EXERCISE OBJECTIVE:
From the first line of the data through the line containing "plt.rcParams['font.family'] = ['Liberation", return each line exactly.

RECORDS FOR THE EXERCISE:
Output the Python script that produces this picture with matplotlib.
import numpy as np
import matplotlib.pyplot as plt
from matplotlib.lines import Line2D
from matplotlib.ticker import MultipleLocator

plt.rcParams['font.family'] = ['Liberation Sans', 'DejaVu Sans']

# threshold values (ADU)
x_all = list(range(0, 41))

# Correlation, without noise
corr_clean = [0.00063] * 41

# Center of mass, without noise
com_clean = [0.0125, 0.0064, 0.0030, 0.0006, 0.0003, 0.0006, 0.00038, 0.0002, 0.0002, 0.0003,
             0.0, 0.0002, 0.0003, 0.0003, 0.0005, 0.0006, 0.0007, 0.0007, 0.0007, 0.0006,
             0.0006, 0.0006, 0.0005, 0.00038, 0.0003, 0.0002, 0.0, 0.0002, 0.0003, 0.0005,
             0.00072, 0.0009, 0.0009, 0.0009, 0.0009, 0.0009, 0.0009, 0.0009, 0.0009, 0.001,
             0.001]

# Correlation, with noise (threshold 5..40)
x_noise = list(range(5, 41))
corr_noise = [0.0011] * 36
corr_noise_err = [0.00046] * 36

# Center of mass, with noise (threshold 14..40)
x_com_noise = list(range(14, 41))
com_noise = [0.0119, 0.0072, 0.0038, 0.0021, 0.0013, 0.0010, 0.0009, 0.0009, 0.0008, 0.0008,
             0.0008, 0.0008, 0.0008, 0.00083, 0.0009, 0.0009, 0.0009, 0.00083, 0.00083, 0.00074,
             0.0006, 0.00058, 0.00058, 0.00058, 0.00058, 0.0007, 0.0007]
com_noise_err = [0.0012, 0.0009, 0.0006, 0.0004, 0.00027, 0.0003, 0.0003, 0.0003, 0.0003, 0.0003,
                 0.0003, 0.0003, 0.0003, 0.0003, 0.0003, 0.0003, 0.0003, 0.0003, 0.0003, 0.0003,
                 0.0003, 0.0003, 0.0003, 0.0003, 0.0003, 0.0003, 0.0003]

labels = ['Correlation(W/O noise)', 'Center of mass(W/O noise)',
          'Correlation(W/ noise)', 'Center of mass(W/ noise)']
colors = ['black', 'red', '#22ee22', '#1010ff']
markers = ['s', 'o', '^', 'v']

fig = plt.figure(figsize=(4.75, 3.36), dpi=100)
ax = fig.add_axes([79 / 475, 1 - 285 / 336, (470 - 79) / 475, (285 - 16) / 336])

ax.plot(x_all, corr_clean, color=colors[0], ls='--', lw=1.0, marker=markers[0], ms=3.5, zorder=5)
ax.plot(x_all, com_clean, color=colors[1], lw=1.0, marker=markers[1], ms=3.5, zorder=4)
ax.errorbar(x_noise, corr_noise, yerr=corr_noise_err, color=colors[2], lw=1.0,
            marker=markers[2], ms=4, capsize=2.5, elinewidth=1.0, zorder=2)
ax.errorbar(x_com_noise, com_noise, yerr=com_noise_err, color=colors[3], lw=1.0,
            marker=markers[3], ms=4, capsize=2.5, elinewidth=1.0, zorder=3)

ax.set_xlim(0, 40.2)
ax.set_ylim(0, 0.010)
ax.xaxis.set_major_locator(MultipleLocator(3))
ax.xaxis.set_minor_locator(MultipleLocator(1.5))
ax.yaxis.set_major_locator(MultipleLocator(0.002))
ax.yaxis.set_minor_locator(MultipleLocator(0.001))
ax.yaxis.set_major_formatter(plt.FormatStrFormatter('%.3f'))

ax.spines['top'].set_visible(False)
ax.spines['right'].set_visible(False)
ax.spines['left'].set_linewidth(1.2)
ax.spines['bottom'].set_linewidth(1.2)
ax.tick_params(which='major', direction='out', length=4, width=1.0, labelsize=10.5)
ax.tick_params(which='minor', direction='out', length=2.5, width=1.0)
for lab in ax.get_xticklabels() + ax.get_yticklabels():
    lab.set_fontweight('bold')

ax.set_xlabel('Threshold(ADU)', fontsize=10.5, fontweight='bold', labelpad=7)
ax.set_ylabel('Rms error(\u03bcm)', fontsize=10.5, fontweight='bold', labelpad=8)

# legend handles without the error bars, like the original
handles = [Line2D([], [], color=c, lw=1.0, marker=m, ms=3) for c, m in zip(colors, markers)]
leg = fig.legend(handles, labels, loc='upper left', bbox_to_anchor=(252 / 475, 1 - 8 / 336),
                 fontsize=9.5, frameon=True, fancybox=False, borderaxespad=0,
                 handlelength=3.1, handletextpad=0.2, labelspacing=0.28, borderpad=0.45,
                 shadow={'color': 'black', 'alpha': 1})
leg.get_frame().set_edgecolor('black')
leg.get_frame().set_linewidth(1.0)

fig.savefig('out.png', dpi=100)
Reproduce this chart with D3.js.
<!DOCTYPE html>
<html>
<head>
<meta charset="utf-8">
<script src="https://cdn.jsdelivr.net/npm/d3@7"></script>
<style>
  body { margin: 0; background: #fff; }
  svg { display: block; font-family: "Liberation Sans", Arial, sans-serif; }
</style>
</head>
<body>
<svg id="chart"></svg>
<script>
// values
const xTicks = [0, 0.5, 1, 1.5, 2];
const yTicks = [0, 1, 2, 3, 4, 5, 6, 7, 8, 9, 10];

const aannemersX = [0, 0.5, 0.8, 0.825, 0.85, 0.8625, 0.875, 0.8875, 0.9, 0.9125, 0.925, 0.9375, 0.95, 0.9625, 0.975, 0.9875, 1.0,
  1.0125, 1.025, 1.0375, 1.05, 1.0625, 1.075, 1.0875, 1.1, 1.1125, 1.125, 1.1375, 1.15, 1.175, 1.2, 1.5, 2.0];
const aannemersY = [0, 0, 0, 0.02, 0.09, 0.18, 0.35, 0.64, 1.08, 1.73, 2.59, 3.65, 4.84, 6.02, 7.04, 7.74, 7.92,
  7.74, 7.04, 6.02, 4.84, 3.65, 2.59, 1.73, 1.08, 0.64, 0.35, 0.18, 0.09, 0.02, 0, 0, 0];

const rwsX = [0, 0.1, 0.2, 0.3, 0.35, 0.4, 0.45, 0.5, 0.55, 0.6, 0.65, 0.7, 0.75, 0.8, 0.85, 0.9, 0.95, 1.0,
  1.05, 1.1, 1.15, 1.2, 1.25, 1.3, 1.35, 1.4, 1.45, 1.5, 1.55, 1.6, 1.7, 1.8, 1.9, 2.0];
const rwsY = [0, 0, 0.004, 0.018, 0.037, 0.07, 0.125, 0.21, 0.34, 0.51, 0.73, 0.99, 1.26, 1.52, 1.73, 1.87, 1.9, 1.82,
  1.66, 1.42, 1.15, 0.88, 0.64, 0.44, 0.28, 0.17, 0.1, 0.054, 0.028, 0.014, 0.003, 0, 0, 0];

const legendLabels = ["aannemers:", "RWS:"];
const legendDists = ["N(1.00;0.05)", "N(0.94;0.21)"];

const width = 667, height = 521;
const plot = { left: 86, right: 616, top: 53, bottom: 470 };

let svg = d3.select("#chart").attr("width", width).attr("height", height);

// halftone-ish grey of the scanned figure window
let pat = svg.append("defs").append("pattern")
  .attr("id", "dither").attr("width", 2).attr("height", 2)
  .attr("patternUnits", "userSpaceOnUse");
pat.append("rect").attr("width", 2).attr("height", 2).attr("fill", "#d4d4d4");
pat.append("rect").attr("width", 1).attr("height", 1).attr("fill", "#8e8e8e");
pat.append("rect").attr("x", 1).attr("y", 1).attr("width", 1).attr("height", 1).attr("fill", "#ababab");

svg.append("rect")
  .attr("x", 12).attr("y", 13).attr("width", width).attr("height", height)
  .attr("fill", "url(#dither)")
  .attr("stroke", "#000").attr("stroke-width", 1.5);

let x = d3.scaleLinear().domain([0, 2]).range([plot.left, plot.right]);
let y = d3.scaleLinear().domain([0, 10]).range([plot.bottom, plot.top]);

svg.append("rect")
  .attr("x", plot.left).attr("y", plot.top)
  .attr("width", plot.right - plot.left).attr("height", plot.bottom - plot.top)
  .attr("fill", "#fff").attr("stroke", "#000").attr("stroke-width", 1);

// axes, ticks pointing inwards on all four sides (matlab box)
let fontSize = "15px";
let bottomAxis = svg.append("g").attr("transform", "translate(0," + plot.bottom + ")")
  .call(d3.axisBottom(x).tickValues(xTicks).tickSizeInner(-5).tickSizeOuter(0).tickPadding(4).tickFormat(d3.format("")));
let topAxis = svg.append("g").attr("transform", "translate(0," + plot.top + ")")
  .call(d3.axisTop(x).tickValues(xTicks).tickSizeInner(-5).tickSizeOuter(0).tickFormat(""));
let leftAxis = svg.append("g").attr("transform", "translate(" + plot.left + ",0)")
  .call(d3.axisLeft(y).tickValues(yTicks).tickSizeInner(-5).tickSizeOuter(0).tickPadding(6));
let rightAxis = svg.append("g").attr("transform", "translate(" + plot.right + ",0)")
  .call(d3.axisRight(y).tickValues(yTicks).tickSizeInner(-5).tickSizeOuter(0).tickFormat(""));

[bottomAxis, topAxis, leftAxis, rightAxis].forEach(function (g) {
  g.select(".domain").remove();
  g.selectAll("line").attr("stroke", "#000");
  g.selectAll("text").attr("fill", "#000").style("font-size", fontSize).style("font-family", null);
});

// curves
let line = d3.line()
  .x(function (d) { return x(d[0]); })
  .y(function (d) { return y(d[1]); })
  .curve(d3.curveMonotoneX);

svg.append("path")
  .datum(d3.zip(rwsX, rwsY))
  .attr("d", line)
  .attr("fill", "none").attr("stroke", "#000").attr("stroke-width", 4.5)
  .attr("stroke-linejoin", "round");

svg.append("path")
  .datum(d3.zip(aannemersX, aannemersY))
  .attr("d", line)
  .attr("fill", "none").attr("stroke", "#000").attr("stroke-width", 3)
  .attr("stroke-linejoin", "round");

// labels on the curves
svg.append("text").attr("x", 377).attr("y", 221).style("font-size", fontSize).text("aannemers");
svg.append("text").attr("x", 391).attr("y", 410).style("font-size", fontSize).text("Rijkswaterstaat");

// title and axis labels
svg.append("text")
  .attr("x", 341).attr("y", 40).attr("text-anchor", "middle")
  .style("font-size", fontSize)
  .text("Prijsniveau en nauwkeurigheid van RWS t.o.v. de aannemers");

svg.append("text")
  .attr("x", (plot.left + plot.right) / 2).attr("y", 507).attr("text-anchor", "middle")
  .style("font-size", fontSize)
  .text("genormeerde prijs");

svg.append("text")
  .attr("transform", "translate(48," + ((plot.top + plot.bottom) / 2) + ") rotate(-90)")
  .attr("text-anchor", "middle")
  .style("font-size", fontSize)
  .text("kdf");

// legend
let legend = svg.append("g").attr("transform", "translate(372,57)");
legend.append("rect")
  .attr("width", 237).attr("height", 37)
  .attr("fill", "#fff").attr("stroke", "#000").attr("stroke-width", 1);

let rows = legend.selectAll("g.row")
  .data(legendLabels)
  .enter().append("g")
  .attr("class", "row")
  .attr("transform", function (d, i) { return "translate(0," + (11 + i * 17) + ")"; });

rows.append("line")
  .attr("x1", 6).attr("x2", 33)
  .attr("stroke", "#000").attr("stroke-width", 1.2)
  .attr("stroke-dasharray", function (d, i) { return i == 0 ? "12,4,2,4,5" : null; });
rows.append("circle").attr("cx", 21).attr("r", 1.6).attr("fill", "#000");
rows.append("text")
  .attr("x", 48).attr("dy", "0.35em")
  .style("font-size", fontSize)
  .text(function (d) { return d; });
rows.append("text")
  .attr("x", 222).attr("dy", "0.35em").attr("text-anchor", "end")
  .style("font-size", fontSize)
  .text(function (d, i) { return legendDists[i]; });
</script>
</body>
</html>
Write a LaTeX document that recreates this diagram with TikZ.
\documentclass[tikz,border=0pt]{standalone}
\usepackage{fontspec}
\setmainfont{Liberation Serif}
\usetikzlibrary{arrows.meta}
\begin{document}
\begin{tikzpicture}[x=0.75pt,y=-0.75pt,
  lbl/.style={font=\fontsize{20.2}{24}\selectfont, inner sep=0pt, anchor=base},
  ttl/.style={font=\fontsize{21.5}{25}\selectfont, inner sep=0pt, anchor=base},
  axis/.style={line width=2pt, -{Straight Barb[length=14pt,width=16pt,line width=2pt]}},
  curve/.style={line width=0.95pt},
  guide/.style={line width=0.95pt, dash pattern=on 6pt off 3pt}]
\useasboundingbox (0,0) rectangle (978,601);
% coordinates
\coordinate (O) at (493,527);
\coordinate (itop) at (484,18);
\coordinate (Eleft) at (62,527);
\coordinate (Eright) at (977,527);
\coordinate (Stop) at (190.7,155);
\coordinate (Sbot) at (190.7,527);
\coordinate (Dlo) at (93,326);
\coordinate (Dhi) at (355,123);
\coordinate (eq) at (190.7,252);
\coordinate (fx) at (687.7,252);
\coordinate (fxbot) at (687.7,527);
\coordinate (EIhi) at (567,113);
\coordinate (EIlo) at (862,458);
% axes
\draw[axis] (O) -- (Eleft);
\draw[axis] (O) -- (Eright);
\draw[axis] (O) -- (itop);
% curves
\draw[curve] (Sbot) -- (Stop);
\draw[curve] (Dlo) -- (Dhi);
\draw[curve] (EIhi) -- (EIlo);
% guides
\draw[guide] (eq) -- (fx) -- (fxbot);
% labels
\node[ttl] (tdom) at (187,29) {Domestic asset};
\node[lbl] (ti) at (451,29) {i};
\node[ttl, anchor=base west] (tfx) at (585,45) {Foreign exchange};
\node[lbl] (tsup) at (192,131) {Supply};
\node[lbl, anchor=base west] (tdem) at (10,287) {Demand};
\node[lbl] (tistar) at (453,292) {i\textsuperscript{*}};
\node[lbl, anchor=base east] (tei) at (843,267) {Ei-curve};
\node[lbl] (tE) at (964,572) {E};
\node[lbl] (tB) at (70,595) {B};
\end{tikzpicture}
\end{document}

FINISHED ANSWER:
Output the Python script that produces this picture with matplotlib.
import numpy as np
import matplotlib.pyplot as plt
from matplotlib.lines import Line2D
from matplotlib.ticker import MultipleLocator

plt.rcParams['font.family'] = ['Liberation Sans', 'DejaVu Sans']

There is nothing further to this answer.